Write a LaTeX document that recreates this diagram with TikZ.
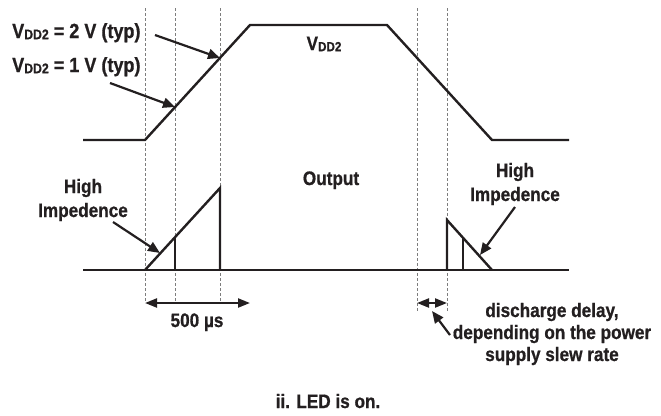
\documentclass[tikz,border=0pt]{standalone}
\usepackage{fontspec}
\setmainfont{Liberation Sans}[FakeStretch=0.88, BoldFeatures={FakeBold=0.8}]
\usepackage{graphicx}
\usepackage{tikz}
\usetikzlibrary{arrows.meta,positioning}
\definecolor{tracegray}{RGB}{35,31,32}
\definecolor{gridgray}{RGB}{125,125,125}
\newcommand{\vddtwo}{V\raisebox{-1.2bp}{\scalebox{0.68}{DD2}}}
\tikzset{
  trace/.style   ={line width=2.4bp, draw=tracegray, line join=miter},
  guide/.style   ={line width=0.7bp, draw=gridgray, dash pattern=on 3bp off 2bp},
  pointer/.style ={-{Triangle[length=12bp,width=10bp]}, line width=2.2bp, draw=tracegray, fill=tracegray},
  span/.style    ={{Triangle[length=12bp,width=9bp]}-{Triangle[length=12bp,width=9bp]},
                   line width=2.2bp, draw=tracegray, fill=tracegray},
  lbl/.style     ={font=\bfseries\fontsize{19.5bp}{22bp}\selectfont, text=tracegray,
                   inner sep=0pt, align=center},
  biglbl/.style  ={lbl, font=\bfseries\fontsize{20.5bp}{24bp}\selectfont},
  hzlbl/.style   ={lbl, font=\bfseries\fontsize{19.5bp}{24bp}\selectfont}
}

\begin{document}
\begin{tikzpicture}[x=1bp, y=-1bp]
\useasboundingbox (0,0) rectangle (661,415);

\foreach \gx in {145,175,220} \draw[guide] (\gx,8) -- (\gx,303);
\foreach \gx in {417,447} \draw[guide] (\gx,8) -- (\gx,313);

\draw[trace] (83,140) -- (145,140) -- (250,25) -- (387,25) -- (492,140) -- (569,140);
\draw[trace] (83,270) -- (569,270);
\draw[trace] (145,270) -- (220,188) -- (220,270);
\draw[trace] (175,270) -- (175,237);
\draw[trace] (447,270) -- (447,220) -- (492,270);
\draw[trace] (463,270) -- (463,238);

\node[biglbl, anchor=base west] (vtwo) at (12,38) {\vddtwo{} = 2 V (typ)};
\node[biglbl, anchor=base west] (vone) at (12,72) {\vddtwo{} = 1 V (typ)};
\node[lbl, anchor=base] (vdd) at (324,50) {\vddtwo};
\node[lbl, anchor=base] (out) at (331,185) {Output};
\node[hzlbl, anchor=base] (hzl) at (83,217) {High\\Impedence};
\node[hzlbl, anchor=base] (hzr) at (515,201) {High\\Impedence};
\node[lbl, anchor=base] (dur) at (197,327) {500 µs};
\node[lbl, anchor=base] (dly) at (552,361) {discharge delay,\\depending on the power\\supply slew rate};
\node[lbl, anchor=base] (cap) at (328,408) {ii. LED is on.};

\coordinate (t2) at (155,35);  \coordinate (k2) at (220,58);
\coordinate (t1) at (110,83);  \coordinate (k1) at (175,107);
\coordinate (tl) at (113,222); \coordinate (kl) at (160,253);
\coordinate (tr) at (515,207); \coordinate (kr) at (480,255);
\coordinate (s0) at (145,303); \coordinate (s1) at (250,303);
\coordinate (d0) at (417,303); \coordinate (d1) at (447,303);
\coordinate (tp) at (450,335); \coordinate (kp) at (432,311);

\draw[pointer] (t2) -- (k2);
\draw[pointer] (t1) -- (k1);
\draw[pointer] (tl) -- (kl);
\draw[pointer] (tr) -- (kr);
\draw[span] (s0) -- (s1);
\draw[span] (d0) -- (d1);
\draw[pointer] (tp) -- (kp);
\end{tikzpicture}
\end{document}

▶ **EXERCISE DETAILS**
Copy the data word for word. Pictures do not go in the copy.

▶ **EXERCISE RESPONSE**
Write a LaTeX document that recreates this diagram with TikZ.
\documentclass[tikz,border=0pt]{standalone}
\usepackage{fontspec}
\setmainfont{Liberation Sans}[FakeStretch=0.88, BoldFeatures={FakeBold=0.8}]
\usepackage{graphicx}
\usepackage{tikz}
\usetikzlibrary{arrows.meta,positioning}
\definecolor{tracegray}{RGB}{35,31,32}
\definecolor{gridgray}{RGB}{125,125,125}
\newcommand{\vddtwo}{V\raisebox{-1.2bp}{\scalebox{0.68}{DD2}}}
\tikzset{
  trace/.style   ={line width=2.4bp, draw=tracegray, line join=miter},
  guide/.style   ={line width=0.7bp, draw=gridgray, dash pattern=on 3bp off 2bp},
  pointer/.style ={-{Triangle[length=12bp,width=10bp]}, line width=2.2bp, draw=tracegray, fill=tracegray},
  span/.style    ={{Triangle[length=12bp,width=9bp]}-{Triangle[length=12bp,width=9bp]},
                   line width=2.2bp, draw=tracegray, fill=tracegray},
  lbl/.style     ={font=\bfseries\fontsize{19.5bp}{22bp}\selectfont, text=tracegray,
                   inner sep=0pt, align=center},
  biglbl/.style  ={lbl, font=\bfseries\fontsize{20.5bp}{24bp}\selectfont},
  hzlbl/.style   ={lbl, font=\bfseries\fontsize{19.5bp}{24bp}\selectfont}
}

\begin{document}
\begin{tikzpicture}[x=1bp, y=-1bp]
\useasboundingbox (0,0) rectangle (661,415);

\foreach \gx in {145,175,220} \draw[guide] (\gx,8) -- (\gx,303);
\foreach \gx in {417,447} \draw[guide] (\gx,8) -- (\gx,313);

\draw[trace] (83,140) -- (145,140) -- (250,25) -- (387,25) -- (492,140) -- (569,140);
\draw[trace] (83,270) -- (569,270);
\draw[trace] (145,270) -- (220,188) -- (220,270);
\draw[trace] (175,270) -- (175,237);
\draw[trace] (447,270) -- (447,220) -- (492,270);
\draw[trace] (463,270) -- (463,238);

\node[biglbl, anchor=base west] (vtwo) at (12,38) {\vddtwo{} = 2 V (typ)};
\node[biglbl, anchor=base west] (vone) at (12,72) {\vddtwo{} = 1 V (typ)};
\node[lbl, anchor=base] (vdd) at (324,50) {\vddtwo};
\node[lbl, anchor=base] (out) at (331,185) {Output};
\node[hzlbl, anchor=base] (hzl) at (83,217) {High\\Impedence};
\node[hzlbl, anchor=base] (hzr) at (515,201) {High\\Impedence};
\node[lbl, anchor=base] (dur) at (197,327) {500 µs};
\node[lbl, anchor=base] (dly) at (552,361) {discharge delay,\\depending on the power\\supply slew rate};
\node[lbl, anchor=base] (cap) at (328,408) {ii. LED is on.};

\coordinate (t2) at (155,35);  \coordinate (k2) at (220,58);
\coordinate (t1) at (110,83);  \coordinate (k1) at (175,107);
\coordinate (tl) at (113,222); \coordinate (kl) at (160,253);
\coordinate (tr) at (515,207); \coordinate (kr) at (480,255);
\coordinate (s0) at (145,303); \coordinate (s1) at (250,303);
\coordinate (d0) at (417,303); \coordinate (d1) at (447,303);
\coordinate (tp) at (450,335); \coordinate (kp) at (432,311);

\draw[pointer] (t2) -- (k2);
\draw[pointer] (t1) -- (k1);
\draw[pointer] (tl) -- (kl);
\draw[pointer] (tr) -- (kr);
\draw[span] (s0) -- (s1);
\draw[span] (d0) -- (d1);
\draw[pointer] (tp) -- (kp);
\end{tikzpicture}
\end{document}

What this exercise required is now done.